An aerial view of the Catalyst Complex shows the 25 acres of land leased to farming, near the creeks Whatcom Land Trust restored and re-meandered. (Photo courtesy Gabe Epperson, Whatcom Land Trust)

“We daylighted and re-meandered creeks that had been previously straightened and have done wetland restoration and tree planting. It has a flourishing wetland now and this young forest that’s growing up,” Epperson said. “That’s really our goal, to try to manage properties for multiple objectives: a riparian zone, prioritizing that habitat and having farming upland.”

Epperson said there should be a long-term strategy within the floodplain to acquire properties, remove infrastructure and facilitate natural buffers that can absorb flooding and achieve environmental goals in the basin.

“That’s the strategy we emphasize and what we’re choosing to do on our properties,” Epperson said. “This has been our approach all along and we’ve been doing this for the last 30 years.”

He said the major flooding in November underscored the work WLT has been doing. While their properties were in the flood areas, they were not negatively impacted because the Trust had been removing infrastructure from the floodplain, putting habitat and trees in those areas.

“We feel like it reinforced what we’re doing,” Epperson said. “We’re seeing the result first-hand on our properties.”

With this comprehensive approach in mind, the county is looking for solutions along the lower part of the Nooksack River, where residents and the farming community were heavily affected by flooding. Providing incentives and financial compensation to do this environmental work could also help to ease the financial impact of the flood.

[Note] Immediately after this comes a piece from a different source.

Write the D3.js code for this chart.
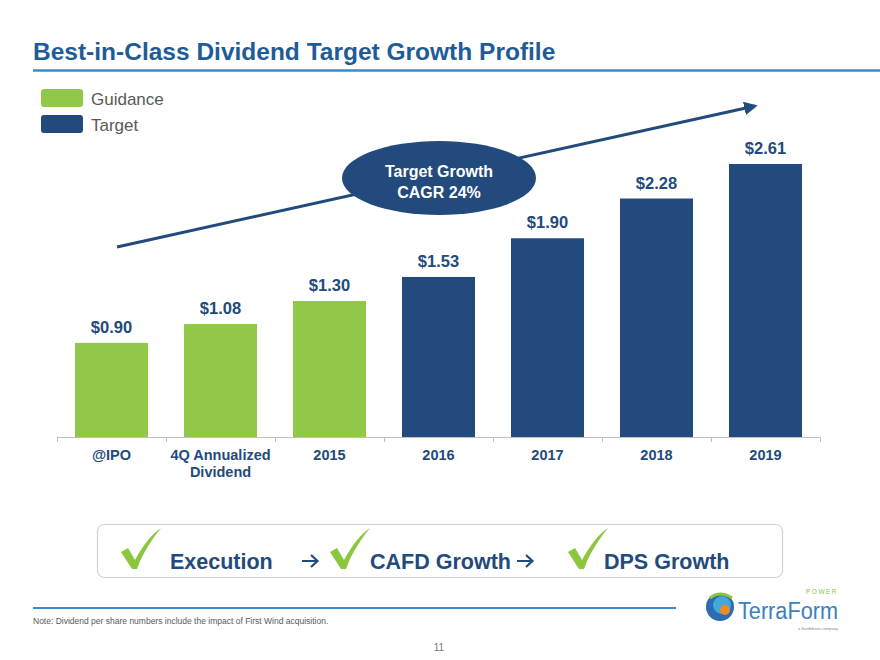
<!DOCTYPE html>
<html>
<head>
<meta charset="utf-8">
<script src="https://cdn.jsdelivr.net/npm/d3@7"></script>
<style>
  html, body { margin: 0; padding: 0; background: #fff; }
  svg { display: block; font-family: "Liberation Sans", Arial, sans-serif; }
</style>
</head>
<body>
<svg id="chart" width="880" height="660"></svg>
<script>
const categories = ["@IPO", "4Q Annualized|Dividend", "2015", "2016", "2017", "2018", "2019"];
const values = [0.90, 1.08, 1.30, 1.53, 1.90, 2.28, 2.61];
const seriesType = ["Guidance", "Guidance", "Guidance", "Target", "Target", "Target", "Target"];
const legendItems = ["Guidance", "Target"];
const valueLabels = ["$0.90", "$1.08", "$1.30", "$1.53", "$1.90", "$2.28", "$2.61"];
const flowSteps = ["Execution", "CAFD Growth", "DPS Growth"];

const GREEN = "#92C84A", NAVY = "#224A7C", TITLE = "#1F5B98", LINEBLUE = "#3D8BC6";
const svg = d3.select("#chart");

// Title
svg.append("text").attr("x", 33).attr("y", 60).attr("fill", TITLE)
  .attr("font-size", 24.5).attr("font-weight", "bold").text("Best-in-Class Dividend Target Growth Profile");
svg.append("line").attr("x1", 33).attr("x2", 880).attr("y1", 70.5).attr("y2", 70.5)
  .attr("stroke", LINEBLUE).attr("stroke-width", 2.5);

// Legend
const color = d3.scaleOrdinal().domain(legendItems).range([GREEN, NAVY]);
legendItems.forEach((k, i) => {
  svg.append("rect").attr("x", 41).attr("y", 89 + i * 26).attr("width", 42).attr("height", 18)
    .attr("rx", 3).attr("fill", color(k));
  svg.append("text").attr("x", 91).attr("y", 105 + i * 26).attr("fill", "#595959")
    .attr("font-size", 17).text(k);
});

// Scales
const x = d3.scaleBand().domain(categories).range([57, 820]).paddingInner(0.33).paddingOuter(0.165);
const y = d3.scaleLinear().domain([0, 2.61]).range([437, 164]);

// Bars
svg.selectAll("rect.bar").data(values).join("rect").attr("class", "bar")
  .attr("x", (d, i) => x(categories[i])).attr("width", x.bandwidth())
  .attr("y", d => y(d)).attr("height", d => y(0) - y(d))
  .attr("fill", (d, i) => color(seriesType[i]));

// Value labels
svg.selectAll("text.val").data(values).join("text").attr("class", "val")
  .attr("x", (d, i) => x(categories[i]) + x.bandwidth() / 2).attr("y", d => y(d) - 10)
  .attr("text-anchor", "middle").attr("fill", NAVY).attr("font-size", 16.5).attr("font-weight", "bold")
  .text((d, i) => valueLabels[i]);

// Axis
const axisG = svg.append("g");
axisG.append("line").attr("x1", 57).attr("x2", 820).attr("y1", 437.5).attr("y2", 437.5)
  .attr("stroke", "#BFBFBF").attr("stroke-width", 1.2);
d3.range(categories.length + 1).forEach(i => {
  const tx = Math.round(57 + i * (763 / categories.length)) + 0.5;
  axisG.append("line").attr("x1", tx).attr("x2", tx).attr("y1", 437).attr("y2", 442)
    .attr("stroke", "#BFBFBF");
});
categories.forEach(c => {
  const lines = c.split("|");
  const t = svg.append("text").attr("x", x(c) + x.bandwidth() / 2).attr("y", 460)
    .attr("text-anchor", "middle").attr("fill", NAVY).attr("font-size", 14.5).attr("font-weight", "bold");
  lines.forEach((l, j) => t.append("tspan").attr("x", x(c) + x.bandwidth() / 2).attr("dy", j ? 17 : 0).text(l));
});

// Growth arrow
const defs = svg.append("defs");
defs.append("marker").attr("id", "ah").attr("viewBox", "0 0 10 10").attr("refX", 8).attr("refY", 5)
  .attr("markerWidth", 4.5).attr("markerHeight", 4.5).attr("orient", "auto")
  .append("path").attr("d", "M0,0 L10,5 L0,10 Z").attr("fill", NAVY);
svg.append("line").attr("x1", 117).attr("y1", 247).attr("x2", 755).attr("y2", 106)
  .attr("stroke", NAVY).attr("stroke-width", 3).attr("marker-end", "url(#ah)");
svg.append("ellipse").attr("cx", 439).attr("cy", 178).attr("rx", 97).attr("ry", 37).attr("fill", NAVY);
svg.append("text").attr("x", 439).attr("y", 177).attr("text-anchor", "middle").attr("fill", "#fff")
  .attr("font-size", 16).attr("font-weight", "bold").text("Target Growth");
svg.append("text").attr("x", 439).attr("y", 198).attr("text-anchor", "middle").attr("fill", "#fff")
  .attr("font-size", 16).attr("font-weight", "bold").text("CAGR 24%");

// Flow box
svg.append("rect").attr("x", 97.5).attr("y", 524.5).attr("width", 685).attr("height", 53).attr("rx", 7)
  .attr("fill", "#fff").attr("stroke", "#CDD3DC").attr("stroke-width", 1.2);
const stepX = [170, 370, 604];
const checkX = [121, 330, 568];
const arrowX = [302, 517];
function check(cx) {
  const p = `M${cx},552 L${cx + 7},548 L${cx + 14},560 C${cx + 22},545 ${cx + 32},533 ${cx + 40},528 C${cx + 32},538 ${cx + 22},552 ${cx + 16},569 L${cx + 11},569 Z`;
  svg.append("path").attr("d", p).attr("fill", "#8CC63F");
}
flowSteps.forEach((s, i) => {
  check(checkX[i]);
  svg.append("text").attr("x", stepX[i]).attr("y", 569).attr("fill", NAVY).attr("font-size", 21.5)
    .attr("font-weight", "bold").text(s);
});
arrowX.forEach(ax => {
  svg.append("path").attr("d", `M${ax},561 L${ax + 15},561 M${ax + 9},555 L${ax + 15.5},561 L${ax + 9},567`)
    .attr("stroke", NAVY).attr("stroke-width", 2.2).attr("fill", "none");
});

// Footer
svg.append("line").attr("x1", 33).attr("x2", 676).attr("y1", 608).attr("y2", 608)
  .attr("stroke", LINEBLUE).attr("stroke-width", 2);
svg.append("text").attr("x", 33).attr("y", 624).attr("fill", "#595959").attr("font-size", 8.5)
  .text("Note: Dividend per share numbers include the impact of First Wind acquisition.");
svg.append("text").attr("x", 439).attr("y", 651).attr("text-anchor", "middle").attr("fill", "#777")
  .attr("font-size", 10).text("11");

// Logo
const lg = svg.append("g");
lg.append("circle").attr("cx", 720).attr("cy", 607).attr("r", 14).attr("fill", "#2A6DB5");
lg.append("circle").attr("cx", 722).attr("cy", 605).attr("r", 9).attr("fill", "#45A9D8");
lg.append("circle").attr("cx", 725).attr("cy", 610).attr("r", 5).attr("fill", "#F08A24");
lg.append("path").attr("d", "M710,598 Q720,590 732,598").attr("stroke", "#8CC63F").attr("stroke-width", 3).attr("fill", "none");
lg.append("text").attr("x", 738).attr("y", 619).attr("fill", "#3B7FC0").attr("font-size", 23)
  .attr("textLength", 100).attr("lengthAdjust", "spacingAndGlyphs")
  .attr("font-family", "'Liberation Sans Narrow', 'Liberation Sans', sans-serif").text("TerraForm");
lg.append("text").attr("x", 806).attr("y", 594).attr("fill", "#8CC63F").attr("font-size", 6.5)
  .attr("letter-spacing", 1.5).text("POWER");
lg.append("text").attr("x", 838).attr("y", 630).attr("text-anchor", "end").attr("fill", "#888").attr("font-size", 4)
  .text("a SunEdison company");
</script>
</body>
</html>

“Looking at habitat pieces, it’s good for salmon, we can do it in a way that supports farming and that’s the way that we should continue to go forward,” Shewmake said. “We can also do it in a way that provides flood mitigation.” 

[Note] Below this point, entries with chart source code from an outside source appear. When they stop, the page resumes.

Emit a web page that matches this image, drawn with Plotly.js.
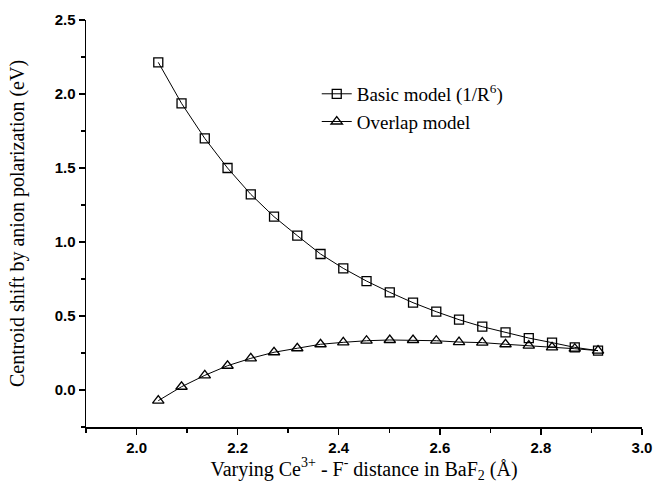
<!DOCTYPE html>
<html><head><meta charset="utf-8">
<script src="https://cdn.plot.ly/plotly-3.0.1.min.js"></script>
<style>html,body{margin:0;padding:0;background:#fff}</style>
</head><body><div id="chart" style="width:654px;height:494px"></div>
<script>
const distance = [2.043, 2.089, 2.135, 2.180, 2.226, 2.272, 2.318, 2.364, 2.409, 2.455, 2.501, 2.547, 2.593, 2.638, 2.684, 2.730, 2.776, 2.822, 2.867, 2.913];
const basicModel = [2.214, 1.937, 1.700, 1.500, 1.322, 1.171, 1.043, 0.919, 0.822, 0.736, 0.660, 0.590, 0.529, 0.475, 0.428, 0.390, 0.351, 0.320, 0.288, 0.266];
const overlapModel = [-0.072, 0.022, 0.099, 0.164, 0.214, 0.255, 0.282, 0.309, 0.322, 0.333, 0.338, 0.338, 0.333, 0.324, 0.320, 0.309, 0.300, 0.288, 0.279, 0.266];
const seriesNames = ['Basic model (1/R<sup>6</sup>)', 'Overlap model'];

const traces = [
  {x: distance, y: basicModel, name: seriesNames[0], type: 'scatter', mode: 'lines+markers',
   line: {color: '#000', width: 1}, marker: {symbol: 'square-open', size: 9, color: '#000', line: {width: 1.3}}},
  {x: distance, y: overlapModel, name: seriesNames[1], type: 'scatter', mode: 'lines+markers',
   line: {color: '#000', width: 1}, marker: {symbol: 'triangle-up-open', size: 10, color: '#000', line: {width: 1.3}}}
];
const tickFont = {family: 'Liberation Sans, Arial, sans-serif', size: 15, color: '#000', weight: 'bold'};
const serif = 'Liberation Serif, Times New Roman, serif';
const layout = {
  width: 654, height: 494,
  margin: {l: 86, r: 12, t: 20, b: 67},
  paper_bgcolor: '#fff', plot_bgcolor: '#fff',
  showlegend: true,
  legend: {x: 0.415, y: 0.865, xanchor: 'left', yanchor: 'top', bgcolor: 'rgba(0,0,0,0)',
           font: {family: serif, size: 19, color: '#000'},
           tracegroupgap: 0, itemwidth: 30},
  xaxis: {range: [1.9, 3.0], tickvals: [2.0, 2.2, 2.4, 2.6, 2.8, 3.0], ticktext: ['2.0','2.2','2.4','2.6','2.8','3.0'],
          ticks: 'outside', ticklen: 6, tickwidth: 1.5, tickcolor: '#000',
          minor: {dtick: 0.1, tick0: 2.0, ticks: 'outside', ticklen: 4, tickwidth: 1.5, tickcolor: '#000'},
          showline: true, linecolor: '#000', linewidth: 1.5, showgrid: false, zeroline: false,
          tickfont: tickFont,
          title: {text: 'Varying Ce<sup>3+</sup> - F<sup>-</sup> distance in BaF<sub>2</sub> (Å)', standoff: 0,
                  font: {family: serif, size: 20, color: '#000'}}},
  yaxis: {range: [-0.25, 2.5], tickvals: [0, 0.5, 1.0, 1.5, 2.0, 2.5], ticktext: ['0.0','0.5','1.0','1.5','2.0','2.5'],
          ticks: 'outside', ticklen: 6, tickwidth: 1.5, tickcolor: '#000',
          minor: {dtick: 0.25, tick0: 0, ticks: 'outside', ticklen: 4, tickwidth: 1.5, tickcolor: '#000'},
          showline: true, linecolor: '#000', linewidth: 1.5, showgrid: false, zeroline: false,
          tickfont: tickFont,
          title: {text: 'Centroid shift by anion polarization (eV)', standoff: 24,
                  font: {family: serif, size: 20, color: '#000'}}}
};
Plotly.newPlot('chart', traces, layout, {displayModeBar: false, staticPlot: true});
</script></body></html>
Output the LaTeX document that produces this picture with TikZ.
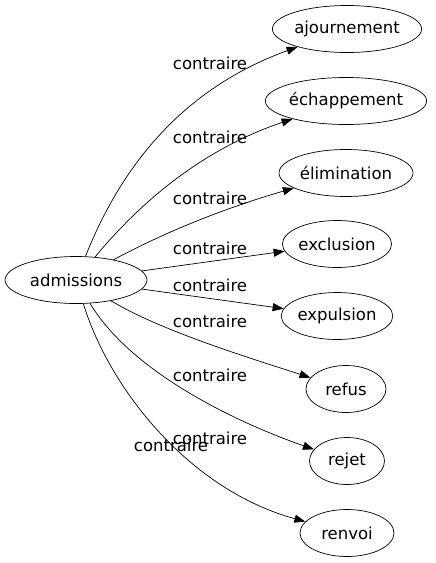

Shewmake said many programs around the state work voluntarily with farmers and forest owners to create habitat like the Conservation Reserve Enhancement Program, a federal program where farmers get paid to farm habitat. 

“Instead of growing wheat or berries, they can farm native species and contribute to land management and riparian reserves while getting paid to do that,” Shewmake said. She supports increasing funding so that more farmers can participate. 

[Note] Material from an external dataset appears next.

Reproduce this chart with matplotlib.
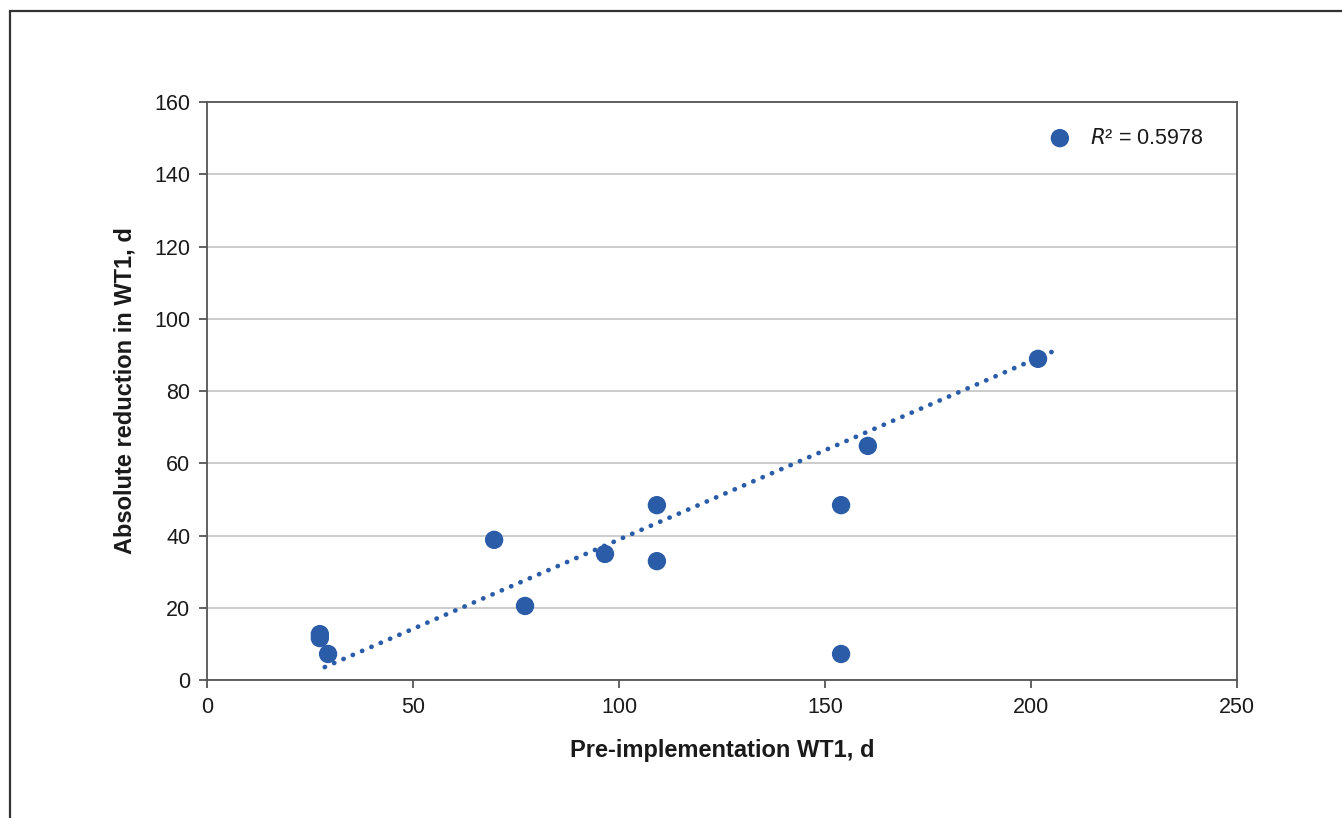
import numpy as np
import matplotlib.pyplot as plt
from matplotlib.patches import Rectangle

plt.rcParams['font.family'] = ['Liberation Sans', 'DejaVu Sans']

pre_wt1 = [27.4, 27.4, 29.4, 69.7, 77.2, 96.6, 109.2, 109.2, 153.9, 153.9, 160.4, 201.7, 207.0]
reduction = [12.7, 11.6, 7.2, 38.8, 20.5, 34.9, 48.4, 32.9, 48.4, 7.2, 64.8, 88.9, 150.0]
r2_label = "$\\mathit{R}$² = 0.5978"

blue = '#2b5ca8'

fig = plt.figure(figsize=(13.42, 8.18), dpi=100)
ax = fig.add_axes([0.1542, 0.1687, 0.7676, 0.7066])

# outer frame, cut off at right and bottom like the source
fig.patches.append(Rectangle((10 / 1342, -0.05), 1.1, 1 - 11 / 818 + 0.05,
                             transform=fig.transFigure, fill=False,
                             edgecolor='#333333', linewidth=1.6))

x = np.array(pre_wt1)
y = np.array(reduction)
slope, intercept = np.polyfit(x, y, 1)
xs = np.array([x.min() + 1.2, x.max()])
ax.plot(xs, slope * xs + intercept, color=blue, linewidth=3.4,
        linestyle=(0, (0.05, 2.1)), dash_capstyle='round', zorder=2)

ax.scatter(x, y, s=175, color=blue, edgecolors='none', zorder=3)
ax.text(x[-1] + 7.3, y[-1], r2_label, fontsize=15.5, va='center', ha='left', color='#1a1a1a')

ax.set_xlim(0, 250)
ax.set_ylim(0, 160)
ax.set_xticks(range(0, 251, 50))
ax.set_yticks(range(0, 161, 20))
ax.grid(axis='y', color='#c8c8c8', linewidth=1.3)
ax.set_axisbelow(True)
for sp in ax.spines.values():
    sp.set_color('#555555')
    sp.set_linewidth(1.3)
ax.tick_params(direction='out', length=6, width=1.3, color='#555555',
               labelsize=15.5, labelcolor='#1a1a1a', pad=6)

ax.set_xlabel('Pre-implementation WT1, d', fontsize=17, fontweight='bold', labelpad=15, color='#1a1a1a')
ax.set_ylabel('Absolute reduction in WT1, d', fontsize=17, fontweight='bold', labelpad=13, color='#1a1a1a')

fig.savefig('out.png', dpi=100)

Paradox: both floods and shortages

Many farmers do prioritize habitat preservation along with a desire to make a living in agriculture. Fred Likkel, executive director of Whatcom Family Farmers, said it is discouraging to be told that farms aren’t doing their part in contributing to the environmental work in the county.

“If you look at the number of acres that have been planted and streamlined, it is immense, Likkel said. “I think it’s the second best of any county in the state, we’ve been working very hard at that.”

Likkel said farmers want to see salmon survive just as much as anybody else does, but they also want to be able to farm. “Let’s be able to work together to provide solutions that work for both,” Likkel said. “The farmers are happy to come to the table and discuss those things, they absolutely are.”

For farmers in particular, the Nooksack presents a paradox, providing challenges both with floods and with water shortages. Likkel said the problem isn’t that the county doesn’t have enough water, it’s that it gets too much at the wrong time.

“There are natural ways to manage that and there are artificial ways of managing it,” Likkel said. “There were times in the past where we leaned too much on the artificial, where they talked about just dredging the river; we can’t think that way anymore.”

Likkel said the farming community recognizes that but at the same time it is not possible for nothing to be done.

“We have cities like Everson, Sumas and Nooksack that are in harm’s way and we have to figure out how we’re all going to work together on this,” Likkel said. “It’s really important. The tools are there, the resources are there, we just need to figure out how to work together.”

Likkel said he is encouraged to see positive movement but that the community at large still has a long way to go. In the short term, he said measures like levees, water storage measures or selectively removing gravel to provide side channels need to be considered as the county works towards long-term solutions.

“We need to look at those things and consider them, long-term it has to be a comprehensive solution but I think there are some things that we can do together that can get us there,” Likkel said. “There are tools we can use and we need financial resources from the state and federal government to speed up things.”

Restoring the river’s ‘backbone’

Many river valley problems with silt and gravel runoff begin far upstream. Solutions require working throughout the Nooksack River drainage. Personius said revegetating and restoring degraded riparian areas with native tree cover can improve salmon habitat by filtering stormwater runoff and helping cool the water by providing more shade. These projects can also reduce silt flow that contributes to flooding below. 

Michael Maudlin, forest and fish specialist and restoration geomorphologist for the Nooksack Tribe’s Natural Resources department, said the tribe does some planting work but really focuses on in-stream measures like engineered log jams.

“If you think about the natural process, you have the river eroding forest, those trees fall into the river and then they create pools, stabilizing banks and then creating islands,” Maudlin said. “They’re really the backbone of the river.”

Until riparian conditions can improve to where that process works on its own, Maudlin said the tribe does interim enhancement projects. Using engineered log jams, they recreate structures in the river that had disappeared due to riparian degradation, the history of wood removal and natural depletion.

Maudlin said one challenge with engineered log jams in relation to flooding is that they stack up water locally. 

“Our focus is trying to make sure that there’s enough width, enough room for the river to migrate, enough areas for flood waters to be stored, that things aren’t necessarily just being transported downstream and becoming a problem somewhere else,” Maudlin said. “It’s a planning issue more than a restoration one.”

While flood management and salmon restoration are different issues, Maudlin said they are related in terms of bank protection projects, in preventing rapid floodplain turnover and making sure fish habitats are maximized.

“We’re just trying to work towards an integrative solution that is considering fish with our flood management planning,” Maudlin said. “Making sure that we’re not just doing the quickest, easiest thing to try and come up with a solution when there’s maybe better options out there.”

Figuring out long-term solutions that can encompass the interests of flood-prone areas, salmon population, farming, Lummi Nation, the Nooksack Tribe and the entirety of the Whatcom County community is the work at hand for local leadership.